Например, ВАСХНИЛ, правопреемником которой стала РАСХН. Одним из инициаторов ее создания был Николай Вавилов, который тогда же ее и возглавил. Николай Вавилов стал и академиком большой академии и одновременно возглавил два института — Институт растениеводства ВАСХНИЛ и Институт генетики АН СССР, то есть прикладной и фундаментальный. Подчеркнув тем самым, что ВАСХНИЛ значительно в большей степени, чем РАН, ориентирована на фундаментально-прикладные исследования, то есть исследования, имеющие прикладной характер, но с большим временным горизонтом. И в этом видна ясная логика ученого, понимавшего разницу в характере работы агронома-селекционера и биолога-генетика, Мичурина и Вавилова. Думается, что Вавилов, замученный в сталинском концлагере, узнав о возможной судьбе своего детища, в гробу бы перевернулся. И можно быть уверенным, что большинство институтов РАСХН из тех, которые отборочная комиссия сочтет достойными существования, отойдет, в силу их прикладного характера, к Минсельхозу, в котором есть свои НИИ. Тем самым будет ликвидирована разница между научными учреждениями, занятыми наукой, и научным обслуживанием текущих ведомственных задач, и подорван еще один принцип, заложенный отцами-основателями РАСХН: научная конкуренция разных научных сообществ — ведомственного и академического.

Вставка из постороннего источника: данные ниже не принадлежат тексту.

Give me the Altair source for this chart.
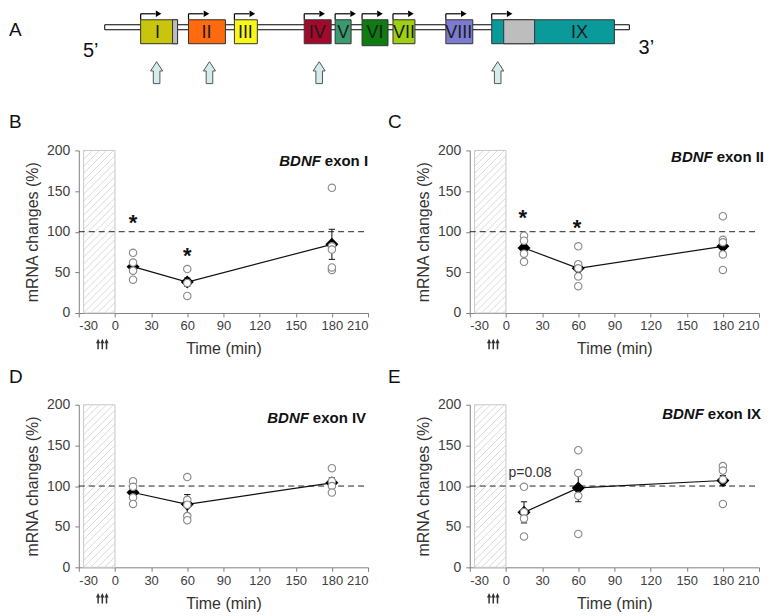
import altair as alt
import pandas as pd

FONT = "Liberation Sans"

# ---------------- Panel A data: BDNF gene schematic (schematic positions) ----------------
exon_names = ["I", "II", "III", "IV", "V", "VI", "VII", "VIII", "IX"]
exon_start = [36, 84, 130, 200, 231, 258, 289, 342, 388]
exon_end = [73, 121, 153, 227, 247, 284, 311, 369, 511]
exon_label_pos = [53, 102, 141, 213, 239, 271, 300, 355, 476]
exon_colors = ["#c9c50c", "#ff6a0f", "#f7f71a", "#a3092b", "#3b9a70",
               "#0e7c10", "#9fcf12", "#7c7bd2", "#0a9a9a"]
utr_start = [68, 400]
utr_end = [73, 431]
gene_span = [0, 526]
primer_pos = [52, 105, 215, 394]

# ---------------- Panels B-E data ----------------
times = [15, 60, 180]
inj_times = [-14, -10.5, -7]

mean_I = [57, 38, 84.5]
se_I = [5, 5, 18.5]
pts_I = {15: [74, 62, 52, 41], 60: [54, 37, 21], 180: [154, 82, 78, 53, 56]}
star_I_x = [15, 60]
star_I_y = [118, 78]

mean_II = [80, 55, 82]
se_II = [4, 8, 7]
pts_II = {15: [95, 89, 73, 63], 60: [82, 60, 55, 45, 33], 180: [119, 90, 87, 72, 53]}
star_II_x = [14, 59]
star_II_y = [124, 112]

mean_IV = [92, 77.5, 104]
se_IV = [6, 12, 6]
pts_IV = {15: [106, 99, 86, 78], 60: [111, 83, 77, 63, 58], 180: [122, 106, 100, 92]}

mean_IX = [67.6, 97.7, 106.8]
se_IX = [13, 17, 6]
pts_IX = {15: [99, 68, 60, 38], 60: [144, 116, 88, 41], 180: [124.5, 119, 108, 78]}
note_IX = ("p=0.08", 20, 116)

# ---------------- layout constants ----------------
W, H = 290, 163
PXW, PXH = W / 240, H / 200

xscale = alt.Scale(domain=[-30, 210], nice=False, zero=False)
yscale = alt.Scale(domain=[0, 200], nice=False, zero=False)
xaxis = alt.Axis(values=list(range(-30, 211, 30)), title="Time (min)", tickSize=4,
                 labelPadding=3, titlePadding=8, grid=False, labelFontSize=13,
                 labelExpr="'' + datum.value")
yaxis = alt.Axis(values=[0, 50, 100, 150, 200], title="mRNA changes (%)", tickSize=4,
                 labelPadding=5, titlePadding=6, grid=False)


def X(f):
    return alt.X(f, type="quantitative", scale=xscale, axis=xaxis)


def Y(f):
    return alt.Y(f, type="quantitative", scale=yscale, axis=yaxis)


BOLD_W = {'e': 556, 'x': 556, 'o': 611, 'n': 611, ' ': 278, 'I': 278, 'V': 667, 'X': 667}


def bold_width(s, size):
    return sum(BOLD_W.get(c, 600) for c in s) * size / 1000.0


def hatch_df(x0, x1, y0, y1, step=7.0):
    Wp = (x1 - x0) * PXW
    Hp = (y1 - y0) * PXH
    rows = []
    c = -Wp + step / 2
    while c < Hp:
        u0 = max(0.0, -c)
        u1 = min(Wp, Hp - c)
        if u1 > u0:
            rows.append({"hx": x0 + u0 / PXW, "hy": y0 + (u0 + c) / PXH,
                         "hx2": x0 + u1 / PXW, "hy2": y0 + (u1 + c) / PXH})
        c += step
    return pd.DataFrame(rows)


one = pd.DataFrame({"a": [0]})


def panel(letter, letter_x, exon_txt, title_right, title_base, means, ses, pts,
          star_x=None, star_y=None, note=None):
    mdf = pd.DataFrame({"t": times, "m": means})
    mdf["lo"] = [m - s for m, s in zip(means, ses)]
    mdf["hi"] = [m + s for m, s in zip(means, ses)]
    mdf["tl"] = mdf["t"] - 2.6
    mdf["tr"] = mdf["t"] + 2.6
    pdf = pd.DataFrame([{"t": t, "v": v} for t in times for v in pts[t]])

    layers = []
    rect = pd.DataFrame({"x": [-26], "x2": [0], "y": [0], "y2": [200]})
    layers.append(alt.Chart(rect).mark_rect(fill="white", stroke="#c8c8c8", strokeWidth=1)
                  .encode(x=X("x"), x2="x2", y=Y("y"), y2="y2"))
    layers.append(alt.Chart(hatch_df(-26, 0, 0, 200)).mark_rule(color="#cfcfcf", strokeWidth=0.8)
                  .encode(x=X("hx"), y=Y("hy"), x2="hx2", y2="hy2"))
    ref = pd.DataFrame({"x": [-30], "x2": [207], "y": [100]})
    layers.append(alt.Chart(ref).mark_rule(color="#222222", strokeWidth=1, strokeDash=[6, 4])
                  .encode(x=X("x"), x2="x2", y=Y("y")))
    layers.append(alt.Chart(mdf).mark_line(color="#111111", strokeWidth=1.2)
                  .encode(x=X("t"), y=Y("m")))
    layers.append(alt.Chart(mdf).mark_rule(color="#111111", strokeWidth=1)
                  .encode(x=X("t"), y=Y("lo"), y2="hi"))
    layers.append(alt.Chart(mdf).mark_rule(color="#111111", strokeWidth=1)
                  .encode(x=X("tl"), x2="tr", y=Y("lo")))
    layers.append(alt.Chart(mdf).mark_rule(color="#111111", strokeWidth=1)
                  .encode(x=X("tl"), x2="tr", y=Y("hi")))
    layers.append(alt.Chart(mdf).mark_point(shape="diamond", filled=True, color="black",
                                            size=170, opacity=1)
                  .encode(x=X("t"), y=Y("m")))
    layers.append(alt.Chart(pdf).mark_point(shape="circle", filled=True, fill="white",
                                            stroke="#8a8a8a", strokeWidth=1.1, size=55, opacity=1)
                  .encode(x=X("t"), y=Y("v")))
    if star_x:
        sdf = pd.DataFrame({"x": star_x, "y": star_y, "s": ["*"] * len(star_x)})
        layers.append(alt.Chart(sdf).mark_text(fontSize=22, fontWeight="bold", color="#111111",
                                               baseline="alphabetic", dy=13)
                      .encode(x=X("x"), y=Y("y"), text="s"))
    if note:
        ndf = pd.DataFrame({"x": [note[1]], "y": [note[2]], "s": [note[0]]})
        layers.append(alt.Chart(ndf).mark_text(fontSize=14, color="#333333", baseline="middle")
                      .encode(x=X("x"), y=Y("y"), text="s"))
    # panel title: "BDNF" italic bold + "exon ..." bold
    layers.append(alt.Chart(one).mark_text(text=exon_txt, fontSize=15, fontWeight="bold",
                                           color="#111111", align="right", baseline="alphabetic")
                  .encode(x=alt.value(title_right), y=alt.value(title_base)))
    layers.append(alt.Chart(one).mark_text(text="BDNF", fontSize=15, fontWeight="bold",
                                           fontStyle="italic", color="#111111", align="right",
                                           baseline="alphabetic")
                  .encode(x=alt.value(title_right - bold_width(exon_txt, 15) - 4),
                          y=alt.value(title_base)))
    layers.append(alt.Chart(one).mark_text(text=letter, fontSize=19, color="#111111",
                                           align="left", baseline="middle")
                  .encode(x=alt.value(letter_x), y=alt.value(-28)))
    idf = pd.DataFrame({"t": inj_times})
    layers.append(alt.Chart(idf).mark_point(shape="arrow", filled=True, color="#333333",
                                            size=110, opacity=1)
                  .encode(x=X("t"), y=alt.value(H + 31)))
    return alt.layer(*layers).properties(width=W, height=H)


# ---------------- Panel A ----------------
DX = alt.Scale(domain=[-26, 656], nice=False, zero=False)
DY = alt.Scale(domain=[0, 121], nice=False, zero=False, reverse=True)


def AX(f):
    return alt.X(f, type="quantitative", scale=DX, axis=None)


def AY(f):
    return alt.Y(f, type="quantitative", scale=DY, axis=None)


BOX_TOP, BOX_BOT, ARROW_Y = 10, 34, 4
exdf = pd.DataFrame({"name": exon_names, "x": exon_start, "x2": exon_end,
                     "lx": exon_label_pos, "color": exon_colors})
exdf["y"] = BOX_TOP
exdf["y2"] = [36 if n == "VI" else BOX_BOT for n in exon_names]
exdf["ly"] = 23
exdf["ay"] = ARROW_Y
exdf["ax2"] = exdf["x"] + 15
exdf["ahx"] = exdf["x"] + 18
gdf = pd.DataFrame({"x": [gene_span[0]], "x2": [gene_span[1]], "y": [15], "y2": [20]})
udf = pd.DataFrame({"x": utr_start, "x2": utr_end, "y": [BOX_TOP, BOX_TOP], "y2": [BOX_BOT, BOX_BOT]})
prdf = pd.DataFrame({"x": primer_pos, "y": [63] * len(primer_pos)})
ends = pd.DataFrame({"x": [-14, 543], "y": [47, 44], "s": ["5’", "3’"]})

ARROW_UP = "M-0.3,1L0.3,1L0.3,-0.15L0.55,-0.15L0,-1L-0.55,-0.15L-0.3,-0.15Z"

A = alt.layer(
    alt.Chart(gdf).mark_rect(fill="white", stroke="black", strokeWidth=1)
    .encode(x=AX("x"), x2="x2", y=AY("y"), y2="y2"),
    alt.Chart(exdf).mark_rule(color="black", strokeWidth=1.2)
    .encode(x=AX("x"), y=AY("y"), y2="ay"),
    alt.Chart(exdf).mark_rule(color="black", strokeWidth=1.2)
    .encode(x=AX("x"), x2="ax2", y=AY("ay")),
    alt.Chart(exdf).mark_point(shape="triangle-right", filled=True, color="black", size=42, opacity=1)
    .encode(x=AX("ahx"), y=AY("ay")),
    alt.Chart(exdf).mark_rect(stroke="#333333", strokeWidth=1)
    .encode(x=AX("x"), x2="x2", y=AY("y"), y2="y2", fill=alt.Fill("color:N", scale=None)),
    alt.Chart(udf).mark_rect(fill="#bdbdbd", stroke="#333333", strokeWidth=1)
    .encode(x=AX("x"), x2="x2", y=AY("y"), y2="y2"),
    alt.Chart(exdf).mark_text(fontSize=18, color="#1b1b1b", baseline="middle",
                              font="Liberation Sans Narrow, Liberation Sans")
    .encode(x=AX("lx"), y=AY("ly"), text="name"),
    alt.Chart(prdf).mark_point(shape=ARROW_UP, filled=True, fill="#d4ecec", stroke="#555555",
                               strokeWidth=1, size=484, opacity=1)
    .encode(x=AX("x"), y=AY("y")),
    alt.Chart(ends).mark_text(fontSize=20, color="#111111", baseline="alphabetic")
    .encode(x=AX("x"), y=AY("y"), text="s"),
    alt.Chart(one).mark_text(text="A", fontSize=19, color="#111111", align="left", baseline="middle")
    .encode(x=alt.value(-70), y=alt.value(20)),
).properties(width=682, height=121)

B = panel("B", -70, "exon I", 290, 16, mean_I, se_I, pts_I, star_I_x, star_I_y)
C = panel("C", -82, "exon II", 295, 12, mean_II, se_II, pts_II, star_II_x, star_II_y)
D = panel("D", -70, "exon IV", 288, 18, mean_IV, se_IV, pts_IV)
E = panel("E", -82, "exon IX", 292, 14, mean_IX, se_IX, pts_IX, note=note_IX)

grid = alt.concat(B, C, D, E, columns=2, spacing={"row": 92, "column": 102}, bounds="flush")

chart = (
    alt.vconcat(A, grid, spacing=20, bounds="flush")
    .properties(padding=0)
    .configure_view(stroke="transparent")
    .configure_axis(labelFont=FONT, titleFont=FONT, labelFontSize=14, titleFontSize=16,
                    labelColor="#404040", titleColor="#333333", titleFontWeight="normal",
                    domainColor="#808080", tickColor="#808080")
    .configure_text(font=FONT)
)

chart.save("out.html", embed_options={"renderer": "svg", "actions": False})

То же самое можно сказать и о РАМН, которая в первую очередь была нацелена на прикладные исследования и на создание конкуренции с ведомственной наукой.

Именно в силу разницы, которая существовала между задачами, решаемыми разными академиями, при всем уважении к каждой из них, фактически всегда существовало представление об иерархии академий и академических званий, в силу чего далеко не все члены РАСХН и РАМН становились членами РАН или ее предшественницы АН СССР. Наверное, потому, что в неформальной иерархии наук фундаментальные науки стояли всегда выше прикладных и среди ученых, и среди обывателей.

Если же власти считали, что в РАН недостаточно представлены врачи и специалисты сельского хозяйства, то можно было создать там соответствующие отделения и выбрать в них представителей соответствующих наук.

В-третьих, сохраняется в измененном виде процедура обязательного перевода всех членкоров в академики. Правда, с оговоркой, что члены-корреспонденты всех этих академий могут в течение трех лет стать академиками на основе рекомендаций своих академий и решения общего собрания РАН. Получается, что тот, кто не захочет проходить эту процедуру, будет автоматически лишен всякого звания, поскольку членкоров теперь не будет как класса. Но ведь многие членкоры живут за границей, и им ездить в Россию баллотироваться может быть и трудно, а ведь среди них есть выдающиеся ученые. А другие находятся в преклонном возрасте и не решатся подрывать свое здоровье избирательными перипетиями. Да и те, кого не изберут в академики, тоже лишатся всяких званий. Это все равно как объявить, что какой-то орден отменяется и все его кавалеры теперь не кавалеры, а невесть кто. Такое вольное обращение с научными званиями чревато их обесценением. Но скорее всего, большинство членкоров станут академиками, и тогда по числу академиков Россия точно выйдет на первое место в мире.

Остается надежда, что все-таки к осени, как обещано председателем Думы Сергеем Нарышкиным, наиболее одиозные места закона будут подправлены. Или, по крайней мере, в течение переходного периода.